Do you know why the icebergs are stripy? The blue stripes are winter ice; the extra weight of all that fresh snow compressing all the air bubbles out and leaving the ice completely pure. The white stripes are summer ice, not so heavy, not so compressed, air bubbles left. The light within the ice bounces differently, showing different colours to the human eye. Ice you make in your own freezer will be even whiter. I can’t explain it better than that. I’m already playing geography and Icelandic teacher in this post and I’ve had a shot at nuclear physicist/chemist before. I can’t be an optical physicist too. Refraction? Defraction? Something about how prisms split light, anyway. More bouncing = white appearance, less bouncing = blue appearance.

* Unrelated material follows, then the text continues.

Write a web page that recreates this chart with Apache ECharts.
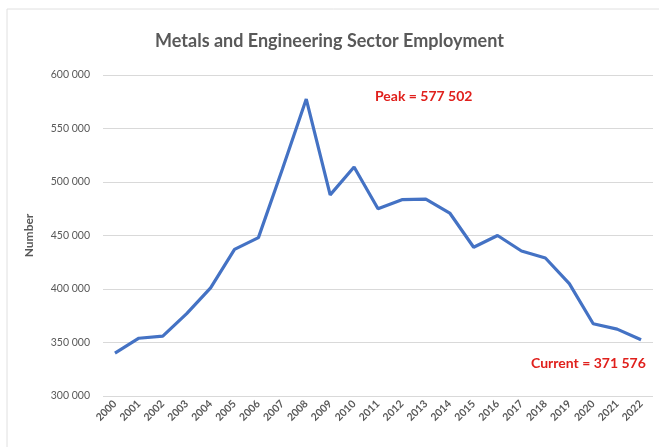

You might also notice narrower grey-black stripes in the ice. Those are layers of ash dropped on the glacier by its neighbour, Eyjafjallajökull, during her 2010 eruption. They were quickly sealed into the glacier’s layers by fresh snow on top. Yes, what I’m saying is that you can, in theory, age a glacier by counting the rings. Except that the underneath layers will get well and truly crushed and it’ll all get twisted and kneaded by the movement as it falls in ultra-slow motion off the mountain.
When you’ve had your fill of the scenery and the living geography lesson, go into the cafe for waffles and rhubarb jam. At least, I think it’s rhubarb jam. I didn’t know exactly what it was at the time and Google hasn’t been all that helpful. I don’t even eat normal people food and I remember that meal fondly. The jam is a bit brown, because it hasn’t been dyed bright red like mass produced supermarket jam, and it’s a bit sharper than I’m used to but it goes very well with very hot fresh flower-shaped waffles. The cafe also, unsurprisingly, does various seafood things but that’s not really my area.
I’ve only been to Jökulsárlón in the summer but I bet seeing the Northern Lights over it in winter is beyond amazing and I’ve also seen pictures of fireworks displays reflected in the water. But of course, it’s beautiful all year round and absolutely worth a stop if you’re venturing beyond Reykjavik.